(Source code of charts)
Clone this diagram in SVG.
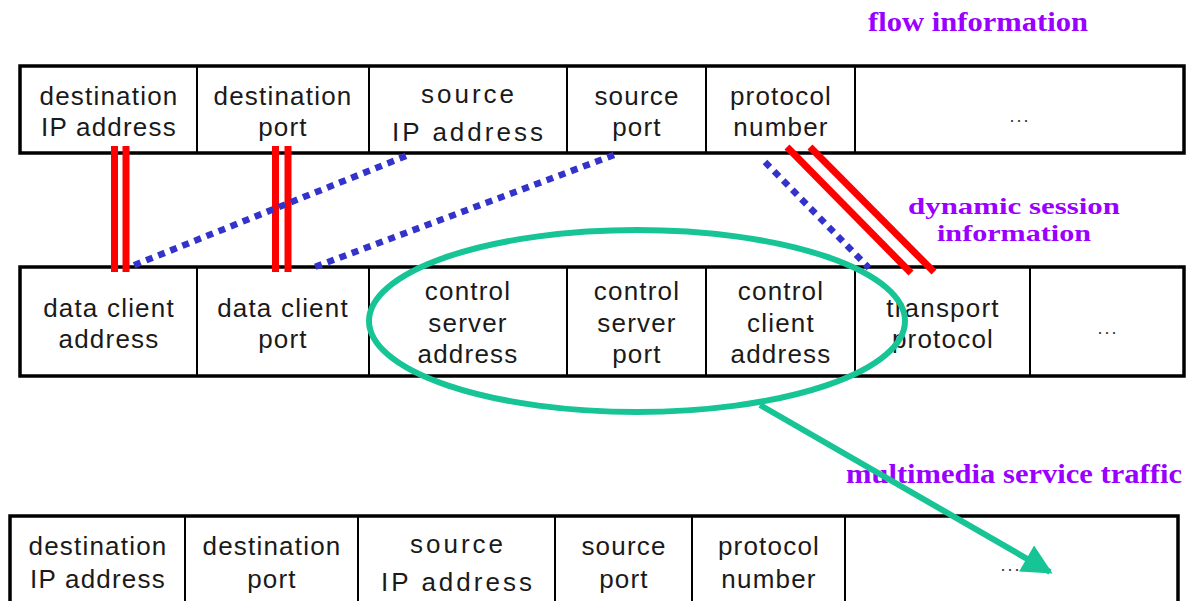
<svg xmlns="http://www.w3.org/2000/svg" width="1186" height="601" viewBox="0 0 1186 601">
  <defs>
    <style>
      .frame { fill: #ffffff; stroke: #000000; stroke-width: 3.5; }
      .div { stroke: #000000; stroke-width: 2; }
      .cell { font-family: "Liberation Sans", Arial, sans-serif; font-size: 26px; fill: #1a1a1a; text-anchor: middle; letter-spacing: 1.2px; }
      .wide { letter-spacing: 3px; }
      .dots { font-family: "Liberation Sans", Arial, sans-serif; font-size: 18px; fill: #333333; text-anchor: middle; letter-spacing: 2px; }
      .note { font-family: "Liberation Serif", "Times New Roman", serif; font-weight: bold; font-size: 28px; fill: #9a00ff; }
      .note-sm { font-size: 24px; }
      .red { stroke: #ff0000; stroke-width: 7; fill: none; }
      .blue { stroke: #3333cc; stroke-width: 6.5; stroke-dasharray: 7 6; fill: none; }
      .teal { stroke: #17c495; stroke-width: 6; fill: none; }
    </style>
    <marker id="tealHead" viewBox="0 0 10 10" refX="9" refY="5" markerWidth="5.5" markerHeight="5" markerUnits="strokeWidth" orient="auto">
      <path d="M0,0 L10,5 L0,10 Z" fill="#17c495"/>
    </marker>
  </defs>

  <rect width="1186" height="601" fill="#ffffff"/>

  <!-- Labels -->
  <text class="note" x="868" y="31" textLength="220" lengthAdjust="spacingAndGlyphs">flow information</text>
  <text class="note note-sm" x="908" y="214" textLength="212" lengthAdjust="spacingAndGlyphs">dynamic session</text>
  <text class="note note-sm" x="937" y="241" textLength="154" lengthAdjust="spacingAndGlyphs">information</text>
  <text class="note" x="846" y="483" textLength="336" lengthAdjust="spacingAndGlyphs">multimedia service traffic</text>

  <!-- Flow information record -->
  <g id="flow-table">
    <rect class="frame" x="20" y="66" width="1164" height="87"/>
    <line class="div" x1="197" y1="66" x2="197" y2="153"/>
    <line class="div" x1="369" y1="66" x2="369" y2="153"/>
    <line class="div" x1="567" y1="66" x2="567" y2="153"/>
    <line class="div" x1="706" y1="66" x2="706" y2="153"/>
    <line class="div" x1="855" y1="66" x2="855" y2="153"/>
    <g id="flow-dst-ip"><text class="cell" x="109" y="105">destination</text><text class="cell" x="109" y="136">IP address</text></g>
    <g id="flow-dst-port"><text class="cell" x="283" y="105">destination</text><text class="cell" x="283" y="136">port</text></g>
    <g id="flow-src-ip"><text class="cell wide" x="469" y="103">source</text><text class="cell wide" x="469" y="141">IP address</text></g>
    <g id="flow-src-port"><text class="cell" x="637" y="105">source</text><text class="cell" x="637" y="136">port</text></g>
    <g id="flow-proto"><text class="cell" x="781" y="105">protocol</text><text class="cell" x="781" y="136">number</text></g>
    <g id="flow-more"><text class="dots" x="1020" y="122">...</text></g>
  </g>

  <!-- Dynamic session record -->
  <g id="session-table">
    <rect class="frame" x="20" y="267" width="1164" height="109"/>
    <line class="div" x1="197" y1="267" x2="197" y2="376"/>
    <line class="div" x1="369" y1="267" x2="369" y2="376"/>
    <line class="div" x1="567" y1="267" x2="567" y2="376"/>
    <line class="div" x1="706" y1="267" x2="706" y2="376"/>
    <line class="div" x1="855" y1="267" x2="855" y2="376"/>
    <line class="div" x1="1030" y1="267" x2="1030" y2="376"/>
    <g id="data-client-addr"><text class="cell" x="109" y="317">data client</text><text class="cell" x="109" y="348">address</text></g>
    <g id="data-client-port"><text class="cell" x="283" y="317">data client</text><text class="cell" x="283" y="348">port</text></g>
    <g id="ctrl-server-addr"><text class="cell" x="468" y="300">control</text><text class="cell" x="468" y="332">server</text><text class="cell" x="468" y="363">address</text></g>
    <g id="ctrl-server-port"><text class="cell" x="637" y="300">control</text><text class="cell" x="637" y="332">server</text><text class="cell" x="637" y="363">port</text></g>
    <g id="ctrl-client-addr"><text class="cell" x="781" y="300">control</text><text class="cell" x="781" y="332">client</text><text class="cell" x="781" y="363">address</text></g>
    <g id="transport-proto"><text class="cell" x="943" y="317">transport</text><text class="cell" x="943" y="348">protocol</text></g>
    <g id="session-more"><text class="dots" x="1108" y="334">...</text></g>
  </g>

  <!-- Resulting flow record -->
  <g id="result-table">
    <rect class="frame" x="10" y="516" width="1168" height="100"/>
    <line class="div" x1="185" y1="516" x2="185" y2="601"/>
    <line class="div" x1="358" y1="516" x2="358" y2="601"/>
    <line class="div" x1="555" y1="516" x2="555" y2="601"/>
    <line class="div" x1="692" y1="516" x2="692" y2="601"/>
    <line class="div" x1="845" y1="516" x2="845" y2="601"/>
    <g id="res-dst-ip"><text class="cell" x="98" y="555">destination</text><text class="cell" x="98" y="588">IP address</text></g>
    <g id="res-dst-port"><text class="cell" x="272" y="555">destination</text><text class="cell" x="272" y="588">port</text></g>
    <g id="res-src-ip"><text class="cell wide" x="458" y="553">source</text><text class="cell wide" x="458" y="591">IP address</text></g>
    <g id="res-src-port"><text class="cell" x="624" y="555">source</text><text class="cell" x="624" y="588">port</text></g>
    <g id="res-proto"><text class="cell" x="769" y="555">protocol</text><text class="cell" x="769" y="588">number</text></g>
    <g id="res-more"><text class="dots" x="1011" y="571">...</text></g>
  </g>

  <!-- Connectors -->
  <g id="connectors">
    <line class="red" x1="114.5" y1="146" x2="114.5" y2="272"/>
    <line class="red" x1="126" y1="146" x2="126" y2="272"/>
    <line class="red" x1="275.5" y1="146" x2="275.5" y2="272"/>
    <line class="red" x1="288" y1="146" x2="288" y2="272"/>
    <line class="red" x1="787" y1="147" x2="911" y2="273"/>
    <line class="red" x1="810" y1="147" x2="934" y2="272"/>
    <line class="blue" x1="406" y1="156" x2="132" y2="266"/>
    <line class="blue" x1="614" y1="155" x2="312" y2="268"/>
    <line class="blue" x1="765" y1="162" x2="869" y2="268"/>
    <ellipse id="multimedia-group" class="teal" cx="637" cy="321" rx="268" ry="91"/>
    <line id="multimedia-arrow" class="teal" x1="760" y1="405" x2="1050" y2="572" marker-end="url(#tealHead)"/>
  </g>
</svg>
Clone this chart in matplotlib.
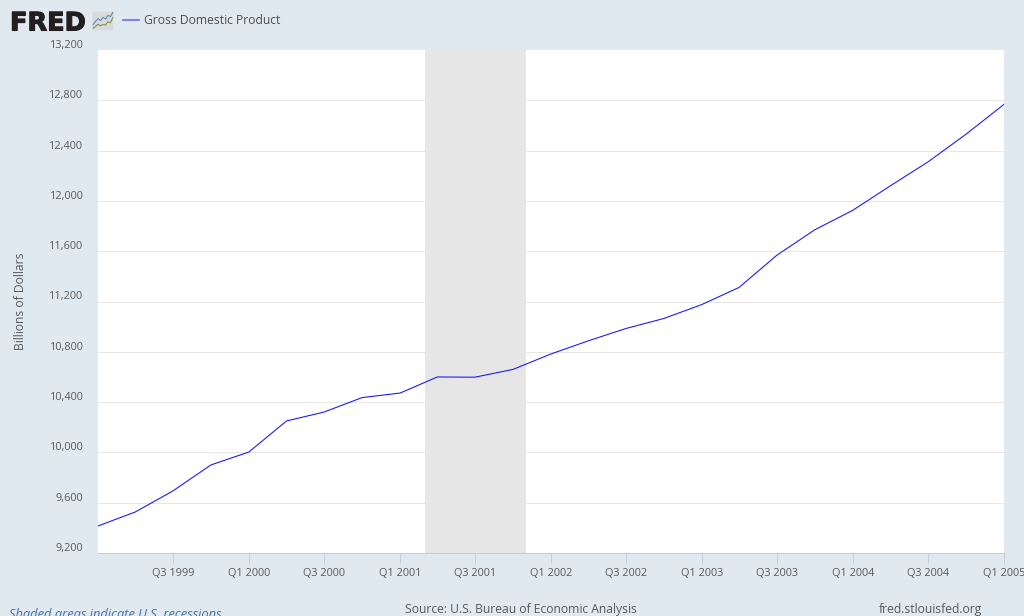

▶ [Problem to solve] Repeat each line of the records above exactly, but do not copy the pictures.

▶ [Result of this task]
Clone this diagram in SVG.
<svg xmlns="http://www.w3.org/2000/svg" width="1186" height="601" viewBox="0 0 1186 601">
  <defs>
    <style>
      .frame { fill: #ffffff; stroke: #000000; stroke-width: 3.5; }
      .div { stroke: #000000; stroke-width: 2; }
      .cell { font-family: "Liberation Sans", Arial, sans-serif; font-size: 26px; fill: #1a1a1a; text-anchor: middle; letter-spacing: 1.2px; }
      .wide { letter-spacing: 3px; }
      .dots { font-family: "Liberation Sans", Arial, sans-serif; font-size: 18px; fill: #333333; text-anchor: middle; letter-spacing: 2px; }
      .note { font-family: "Liberation Serif", "Times New Roman", serif; font-weight: bold; font-size: 28px; fill: #9a00ff; }
      .note-sm { font-size: 24px; }
      .red { stroke: #ff0000; stroke-width: 7; fill: none; }
      .blue { stroke: #3333cc; stroke-width: 6.5; stroke-dasharray: 7 6; fill: none; }
      .teal { stroke: #17c495; stroke-width: 6; fill: none; }
    </style>
    <marker id="tealHead" viewBox="0 0 10 10" refX="9" refY="5" markerWidth="5.5" markerHeight="5" markerUnits="strokeWidth" orient="auto">
      <path d="M0,0 L10,5 L0,10 Z" fill="#17c495"/>
    </marker>
  </defs>

  <rect width="1186" height="601" fill="#ffffff"/>

  <!-- Labels -->
  <text class="note" x="868" y="31" textLength="220" lengthAdjust="spacingAndGlyphs">flow information</text>
  <text class="note note-sm" x="908" y="214" textLength="212" lengthAdjust="spacingAndGlyphs">dynamic session</text>
  <text class="note note-sm" x="937" y="241" textLength="154" lengthAdjust="spacingAndGlyphs">information</text>
  <text class="note" x="846" y="483" textLength="336" lengthAdjust="spacingAndGlyphs">multimedia service traffic</text>

  <!-- Flow information record -->
  <g id="flow-table">
    <rect class="frame" x="20" y="66" width="1164" height="87"/>
    <line class="div" x1="197" y1="66" x2="197" y2="153"/>
    <line class="div" x1="369" y1="66" x2="369" y2="153"/>
    <line class="div" x1="567" y1="66" x2="567" y2="153"/>
    <line class="div" x1="706" y1="66" x2="706" y2="153"/>
    <line class="div" x1="855" y1="66" x2="855" y2="153"/>
    <g id="flow-dst-ip"><text class="cell" x="109" y="105">destination</text><text class="cell" x="109" y="136">IP address</text></g>
    <g id="flow-dst-port"><text class="cell" x="283" y="105">destination</text><text class="cell" x="283" y="136">port</text></g>
    <g id="flow-src-ip"><text class="cell wide" x="469" y="103">source</text><text class="cell wide" x="469" y="141">IP address</text></g>
    <g id="flow-src-port"><text class="cell" x="637" y="105">source</text><text class="cell" x="637" y="136">port</text></g>
    <g id="flow-proto"><text class="cell" x="781" y="105">protocol</text><text class="cell" x="781" y="136">number</text></g>
    <g id="flow-more"><text class="dots" x="1020" y="122">...</text></g>
  </g>

  <!-- Dynamic session record -->
  <g id="session-table">
    <rect class="frame" x="20" y="267" width="1164" height="109"/>
    <line class="div" x1="197" y1="267" x2="197" y2="376"/>
    <line class="div" x1="369" y1="267" x2="369" y2="376"/>
    <line class="div" x1="567" y1="267" x2="567" y2="376"/>
    <line class="div" x1="706" y1="267" x2="706" y2="376"/>
    <line class="div" x1="855" y1="267" x2="855" y2="376"/>
    <line class="div" x1="1030" y1="267" x2="1030" y2="376"/>
    <g id="data-client-addr"><text class="cell" x="109" y="317">data client</text><text class="cell" x="109" y="348">address</text></g>
    <g id="data-client-port"><text class="cell" x="283" y="317">data client</text><text class="cell" x="283" y="348">port</text></g>
    <g id="ctrl-server-addr"><text class="cell" x="468" y="300">control</text><text class="cell" x="468" y="332">server</text><text class="cell" x="468" y="363">address</text></g>
    <g id="ctrl-server-port"><text class="cell" x="637" y="300">control</text><text class="cell" x="637" y="332">server</text><text class="cell" x="637" y="363">port</text></g>
    <g id="ctrl-client-addr"><text class="cell" x="781" y="300">control</text><text class="cell" x="781" y="332">client</text><text class="cell" x="781" y="363">address</text></g>
    <g id="transport-proto"><text class="cell" x="943" y="317">transport</text><text class="cell" x="943" y="348">protocol</text></g>
    <g id="session-more"><text class="dots" x="1108" y="334">...</text></g>
  </g>

  <!-- Resulting flow record -->
  <g id="result-table">
    <rect class="frame" x="10" y="516" width="1168" height="100"/>
    <line class="div" x1="185" y1="516" x2="185" y2="601"/>
    <line class="div" x1="358" y1="516" x2="358" y2="601"/>
    <line class="div" x1="555" y1="516" x2="555" y2="601"/>
    <line class="div" x1="692" y1="516" x2="692" y2="601"/>
    <line class="div" x1="845" y1="516" x2="845" y2="601"/>
    <g id="res-dst-ip"><text class="cell" x="98" y="555">destination</text><text class="cell" x="98" y="588">IP address</text></g>
    <g id="res-dst-port"><text class="cell" x="272" y="555">destination</text><text class="cell" x="272" y="588">port</text></g>
    <g id="res-src-ip"><text class="cell wide" x="458" y="553">source</text><text class="cell wide" x="458" y="591">IP address</text></g>
    <g id="res-src-port"><text class="cell" x="624" y="555">source</text><text class="cell" x="624" y="588">port</text></g>
    <g id="res-proto"><text class="cell" x="769" y="555">protocol</text><text class="cell" x="769" y="588">number</text></g>
    <g id="res-more"><text class="dots" x="1011" y="571">...</text></g>
  </g>

  <!-- Connectors -->
  <g id="connectors">
    <line class="red" x1="114.5" y1="146" x2="114.5" y2="272"/>
    <line class="red" x1="126" y1="146" x2="126" y2="272"/>
    <line class="red" x1="275.5" y1="146" x2="275.5" y2="272"/>
    <line class="red" x1="288" y1="146" x2="288" y2="272"/>
    <line class="red" x1="787" y1="147" x2="911" y2="273"/>
    <line class="red" x1="810" y1="147" x2="934" y2="272"/>
    <line class="blue" x1="406" y1="156" x2="132" y2="266"/>
    <line class="blue" x1="614" y1="155" x2="312" y2="268"/>
    <line class="blue" x1="765" y1="162" x2="869" y2="268"/>
    <ellipse id="multimedia-group" class="teal" cx="637" cy="321" rx="268" ry="91"/>
    <line id="multimedia-arrow" class="teal" x1="760" y1="405" x2="1050" y2="572" marker-end="url(#tealHead)"/>
  </g>
</svg>
Clone this chart in matplotlib.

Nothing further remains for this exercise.